Ratusan lapak yang berada di lorong jalur keluar MBK tampak lengang. Lampu-lampu di depan lapak masih dinyalakan. Semua lapak itu ditutup sudah tiga bulan ini.
Pertengahan 2020, MBK ditutup sementara, kemudian angka kasus COVID-19 turun dan Kota Blitar masuk zona kuning. MBK kembali beroperasi seperti semula.
Namun penutupan total kembali dilakukan, bahkan sebelum PPKM diterapkan oleh pemerintah pusat. Jika dihitung secara kasar, selama setahun lebih pandemi melanda, hanya dua bulan para pedagang MBK bisa meraup penghasilan.
Sejauh ini, bantuan pemerintah dinilai masih minim. Pengakuan beberapa pedagang, tiga bulan terakhir ini mereka hanya sekali menerima bantuan beras seberat lima kilogram. Bantuan lain, tidak ada dan tidak pernah diterima.
"Saya gak hidup sendiri. Kalau bantuannya hanya beras lima kg cukup buat tiga hari. Ini bulannya Indonesia merdeka, kami minta wisata juga dibuka agar kami tidak semakin menderita," kata Ramona (57), seorang pedagang di lapak dalam MBK, Senin (10/8/2021).
Walaupun mereka mengaku menderita, namun mereka tetap semangat merayakan Hari Kemerdekaan RI ke-76. Cara satir mereka ekpresikan dengan memajang bendera merah putih bersama beberapa lembar tulisan di kertas karton putih. Karton itu di antaranya bertuliskan 'Para Pedagang Kaliren Maneh (PPKM) jangan diteruskan', 'Pelaku Pariwisata Menangis Karena Corona PPKM Jangan Diperpanjang lagi', dan 'Jangan Menyerah Karena Corona, Indonesia Merdeka Sudah 76 Tahun'.
![]() |
"Kami itu taat sama aturan pemerintah kok. Tapi kami sudah gak mampu bertahan lagi kalau gak ada pemasukan. Wisata ditutup gak papa, tapi bantuannya itu mbok ya yang mencukupi kebutuhan kita. Karena kondisi seperti sekarang, kami mohon wisata dibuka dengan protokol kesehatan yang ketat," imbuh Novi yang sudah lima tahun mencari penghidupan di sini.

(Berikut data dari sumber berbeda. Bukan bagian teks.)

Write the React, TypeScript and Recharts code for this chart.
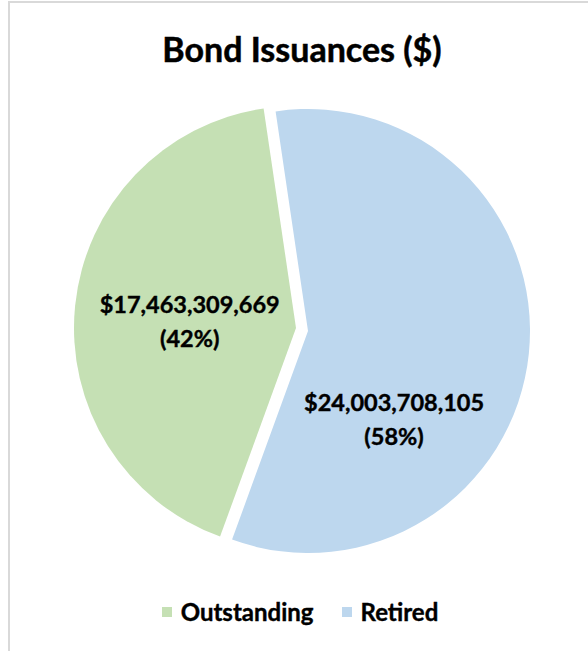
import React from 'react';
import { PieChart, Pie, Cell, Legend } from 'recharts';

const categories = ['Outstanding', 'Retired'];
const amounts = [17463309669, 24003708105];
const colors = ['#c5e0b4', '#bdd7ee'];

const data = categories.map((name, i) => ({ name, value: amounts[i] }));

const RADIAN = Math.PI / 180;
const FONT = 'Lato, "Open Sans", sans-serif';

// where each slice's label sits: shift from the mid angle, distance as share of radius
const labelSpots = [
  { shift: 2, frac: 0.48 },
  { shift: -40, frac: 0.556 },
];

const money = (v: number) => '$' + v.toLocaleString('en-US');

const makeLabel = (show: number) => (props: any) => {
  const { cx, cy, midAngle, outerRadius, percent, value, index } = props;
  if (index !== show) return null;
  const spot = labelSpots[index];
  const a = (midAngle + spot.shift) * RADIAN;
  const r = outerRadius * spot.frac;
  const x = cx + r * Math.cos(a);
  const y = cy - r * Math.sin(a);
  const common = {
    x,
    textAnchor: 'middle' as const,
    dominantBaseline: 'central' as const,
    fill: '#000',
    stroke: '#000',
    strokeWidth: 0.4,
    fontFamily: FONT,
    fontWeight: 700,
    fontSize: 23.5,
  };
  return (
    <g>
      <text {...common} y={y - 17}>{money(value)}</text>
      <text {...common} y={y + 17}>{`(${Math.round(percent * 100)}%)`}</text>
    </g>
  );
};

const renderLegend = () => (
  <div
    style={{
      display: 'flex',
      justifyContent: 'center',
      gap: 28,
      fontFamily: FONT,
      fontWeight: 700,
      fontSize: 24,
      color: '#000',
      WebkitTextStroke: '0.4px #000',
    }}
  >
    {categories.map((c, i) => (
      <span key={c} style={{ display: 'flex', alignItems: 'center' }}>
        <span style={{ width: 10, height: 10, background: colors[i], marginRight: 9 }} />
        {c}
      </span>
    ))}
  </div>
);

export default function App() {
  return (
    <div
      style={{
        position: 'absolute',
        left: 0,
        top: 0,
        width: 588,
        height: 651,
        overflow: 'hidden',
        background: '#fff',
      }}
    >
      <div
        style={{
          position: 'absolute',
          left: 8,
          top: 1,
          width: 700,
          height: 700,
          border: '2px solid #d9d9d9',
        }}
      />
      <div
        style={{
          position: 'absolute',
          left: 0,
          top: 32,
          width: 604,
          textAlign: 'center',
          fontFamily: FONT,
          fontWeight: 700,
          fontSize: 34,
          lineHeight: '34px',
          color: '#000',
          WebkitTextStroke: '0.5px #000',
        }}
      >
        Bond Issuances ($)
      </div>
      <div style={{ position: 'absolute', left: 0, top: 0 }}>
        <PieChart width={588} height={651} margin={{ top: 0, right: 0, bottom: 0, left: 0 }}>
          <Pie
            data={data}
            dataKey="value"
            nameKey="name"
            cx={296}
            cy={328}
            outerRadius={222}
            startAngle={-110}
            endAngle={-470}
            stroke="none"
            labelLine={false}
            label={makeLabel(0)}
            isAnimationActive={false}
          >
            {data.map((d, i) => (
              <Cell key={d.name} fill={colors[i]} fillOpacity={i === 0 ? 1 : 0} />
            ))}
          </Pie>
          <Pie
            data={data}
            dataKey="value"
            nameKey="name"
            cx={308}
            cy={331}
            outerRadius={222}
            startAngle={-110}
            endAngle={-470}
            stroke="none"
            labelLine={false}
            label={makeLabel(1)}
            isAnimationActive={false}
          >
            {data.map((d, i) => (
              <Cell key={d.name} fill={colors[i]} fillOpacity={i === 1 ? 1 : 0} />
            ))}
          </Pie>
          <Legend
            content={renderLegend}
            wrapperStyle={{ position: 'absolute', top: 597, left: 6, width: 588, height: 30 }}
          />
        </PieChart>
      </div>
    </div>
  );
}
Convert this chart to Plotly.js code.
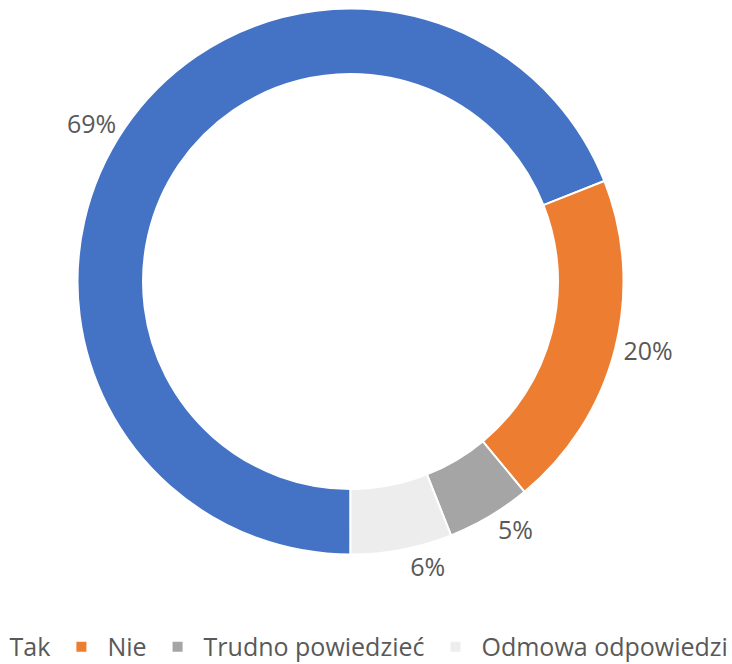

Seperti pengakuan Rusmiyati, tiga bulan terakhir hanya dapat bantuan beras lima kilogram. Sementara kebutuhannya tak hanya makan. Namun juga membayar listrik dan cicilan kredit di perbankan.
"Jadi saya masaknya sehari disuruh hanya segenggam. Lha terus buat bayarin listrik sama cicilan bank piye. Listrik gak bayar diputus, bank gak bayar saban hari ditagih di telepon. Kalau terus begini, lama-lama kami mati walaupun ndak kena Corona!," ujar Rusmiyati agak emosi.